On top of that, they had the great Fr. Wilson D. Miscamble, C.S.C., making his very well informed recommendations to students on the website.
Great idea, right? In fact, so many students thought it was a great idea that the website reportedly crashed on the first day.
Well, it seems to me the university’s administration didn’t like the idea.
The Sycamore Trust sadly sent out an email yesterday saying that Fr. Miscamble “is no longer associated with the website NDCatholic.com.”
“I regret that I can say only that I am required to end my involvement with the NDCatholic site and am not at liberty to say why,” Fr. Miscamble told The Sycamore Trust.
Now, to be clear, he doesn’t say the administration got to him but it would appear that’s what occurred. (I could be wrong but who else would be against such a website?)
The Sycamore Trust reports:
On November 9, 2015, we unveiled the NDCatholic.com website, which is designed to assist students seeking a Catholic education at Notre Dame. They need this sort of help because of the alarming reduction over recent decades in Catholic representation on the faculty. The faculty no longer comes close to meeting the University’s own Mission Statement test of Catholic identity: a majority of committed Catholics on the faculty. Perhaps 25% to 30% of the faculty fit this description, as we will show again in a coming bulletin using the most recent data available.

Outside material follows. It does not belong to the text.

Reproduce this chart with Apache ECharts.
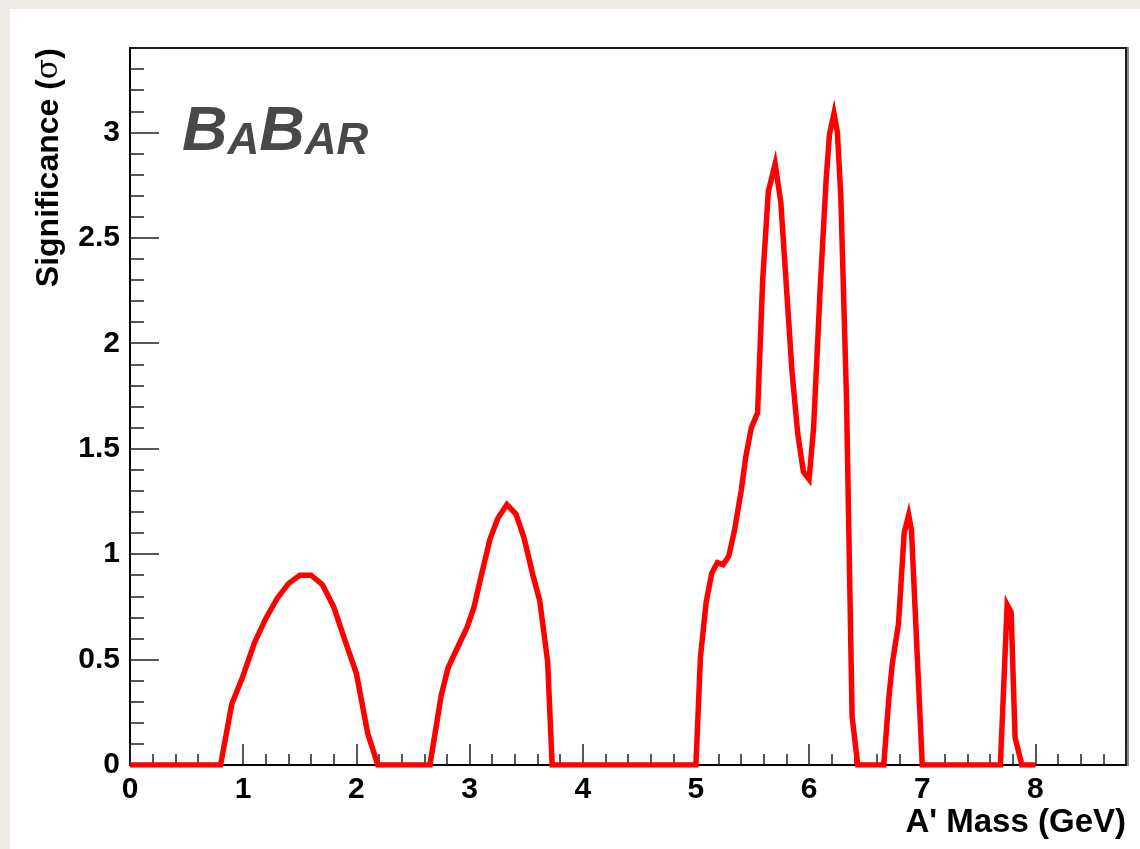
<!DOCTYPE html>
<html>
<head>
<meta charset="utf-8">
<script src="https://cdn.jsdelivr.net/npm/echarts@6/dist/echarts.min.js"></script>
<style>
  html, body { margin: 0; padding: 0; width: 1140px; height: 849px; overflow: hidden; background: #eeebe6; }
  #panel { position: absolute; left: 10px; top: 9px; right: 0; bottom: 0; background: #ffffff; }
  #chart { position: absolute; left: 0; top: 0; width: 1140px; height: 849px; }
</style>
</head>
<body>
<div id="panel"></div>
<div id="chart"></div>
<script>
// A' mass scan: local significance versus hypothesised mass
const massGeV = [
  0.00, 0.80, 0.90, 0.99, 1.10, 1.20, 1.30, 1.40, 1.50, 1.60, 1.70, 1.80, 1.90, 2.00, 2.10, 2.19,
  2.65, 2.75, 2.81, 2.87, 2.98, 3.04, 3.10, 3.18, 3.25, 3.33, 3.41, 3.48, 3.56, 3.62, 3.69, 3.73,
  5.00, 5.04, 5.09, 5.14, 5.19, 5.24, 5.29, 5.34, 5.40, 5.44, 5.49, 5.545, 5.59, 5.64, 5.70, 5.75,
  5.85, 5.90, 5.95, 6.00, 6.04, 6.10, 6.15, 6.18, 6.22, 6.25, 6.28, 6.33, 6.38, 6.43,
  6.66, 6.705, 6.735, 6.79, 6.84, 6.88, 6.905, 7.00,
  7.69, 7.75, 7.785, 7.82, 7.88, 8.00
];
const significance = [
  0.00, 0.00, 0.29, 0.41, 0.58, 0.695, 0.79, 0.86, 0.90, 0.90, 0.855, 0.75, 0.59, 0.435, 0.15, 0.00,
  0.00, 0.33, 0.46, 0.53, 0.655, 0.75, 0.89, 1.07, 1.17, 1.235, 1.19, 1.08, 0.90, 0.78, 0.49, 0.00,
  0.00, 0.51, 0.77, 0.91, 0.96, 0.95, 0.99, 1.11, 1.30, 1.46, 1.60, 1.67, 2.30, 2.72, 2.85, 2.67,
  1.86, 1.57, 1.39, 1.355, 1.60, 2.28, 2.77, 2.99, 3.09, 3.00, 2.70, 1.75, 0.23, 0.00,
  0.00, 0.32, 0.48, 0.67, 1.10, 1.185, 1.11, 0.00,
  0.00, 0.76, 0.725, 0.13, 0.00, 0.00
];

// Labelled tick values on each axis
const xTickLabels = [0, 1, 2, 3, 4, 5, 6, 7, 8];
const yTickLabels = [0, 0.5, 1, 1.5, 2, 2.5, 3];

const FONT = '"Liberation Sans", Arial, Helvetica, sans-serif';

const points = massGeV.map((m, i) => [m, significance[i]]);

const chart = echarts.init(document.getElementById('chart'), null, { renderer: 'canvas' });

const isLabelled = (list, v) => list.some(t => Math.abs(t - v) < 1e-9);

chart.setOption({
  animation: false,
  backgroundColor: 'transparent',
  grid: {
    left: 130, top: 48, right: 14, bottom: 84,
    show: true, borderColor: '#1a1a1a', borderWidth: 2, backgroundColor: 'transparent'
  },
  xAxis: {
    type: 'value', min: 0, max: 8.8, interval: 1,
    axisLine: { show: true, onZero: false, lineStyle: { color: '#000', width: 2 } },
    axisTick: { show: true, inside: true, length: 21, lineStyle: { color: '#222', width: 1.5 } },
    minorTick: { show: true, splitNumber: 5, length: 11, lineStyle: { color: '#222', width: 1.5 } },
    splitLine: { show: false },
    minorSplitLine: { show: false },
    axisLabel: {
      show: true, margin: 10, showMaxLabel: false,
      fontFamily: FONT, fontSize: 30, fontWeight: 'bold', color: '#000',
      formatter: v => isLabelled(xTickLabels, v) ? String(v) : ''
    }
  },
  yAxis: {
    type: 'value', min: 0, max: 3.4, interval: 0.5,
    axisLine: { show: true, onZero: false, lineStyle: { color: '#000', width: 2 } },
    axisTick: { show: true, inside: true, length: 29, lineStyle: { color: '#222', width: 1.5 } },
    minorTick: { show: true, splitNumber: 5, length: 14, lineStyle: { color: '#222', width: 1.5 } },
    splitLine: { show: false },
    minorSplitLine: { show: false },
    axisLabel: {
      show: true, margin: 10, showMaxLabel: false,
      fontFamily: FONT, fontSize: 30, fontWeight: 'bold', color: '#000',
      formatter: v => isLabelled(yTickLabels, v) ? String(v) : ''
    }
  },
  series: [{
    type: 'line',
    data: points,
    showSymbol: false,
    symbol: 'none',
    smooth: false,
    lineStyle: { color: '#ff0000', width: 5.5, join: 'miter', miterLimit: 10 },
    z: 5
  }],
  graphic: [
    // shaded right edge of the frame
    { type: 'rect', shape: { x: 1127, y: 47, width: 2, height: 719 }, style: { fill: '#8c8c8c' }, silent: true, z: 1 },
    // experiment logo
    {
      type: 'text', x: 182, y: 164, silent: true, z: 10,
      style: {
        text: '{b|B}{s|A}{b|B}{s|AR}',
        align: 'left', verticalAlign: 'bottom',
        rich: {
          b: { fontFamily: FONT, fontSize: 63, fontWeight: 'bold', fontStyle: 'italic', fill: '#484848', color: '#484848', lineHeight: 63, verticalAlign: 'bottom' },
          s: { fontFamily: FONT, fontSize: 44, fontWeight: 'bold', fontStyle: 'italic', fill: '#484848', color: '#484848', lineHeight: 66, verticalAlign: 'bottom' }
        }
      }
    },
    // x-axis title
    {
      type: 'text', x: 1126, y: 823, silent: true, z: 10,
      style: {
        text: "A' Mass (GeV)",
        font: 'bold 33px ' + FONT, fill: '#000',
        align: 'right', verticalAlign: 'middle'
      }
    },
    // y-axis title
    {
      type: 'text', x: 49, y: 48, rotation: Math.PI / 2, silent: true, z: 10,
      style: {
        text: '{b|Significance (}{g|σ}{b|)}',
        align: 'right', verticalAlign: 'middle',
        rich: {
          b: { fontFamily: FONT, fontSize: 32, fontWeight: 'bold', fill: '#000', color: '#000' },
          g: { fontFamily: '"DejaVu Serif", serif', fontSize: 30, fontWeight: 'normal', fill: '#000', color: '#000' }
        }
      }
    }
  ]
});
</script>
</body>
</html>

The consequences of this steep decline in Catholic faculty have been described in concrete terms by Professor Emeritus Walter Nicgorski, who retired recently after more than forty years as one of Notre Dame’s most highly regarded teachers and scholars:
It is increasingly the case today that a young person going through the critical and formative years of a Catholic education at Notre Dame might not encounter a practicing Catholic informed and engaged by the Catholic intellectual tradition.
The Trust will continue the work of the website and vows to build on their success.
So much for free speech on campus, right?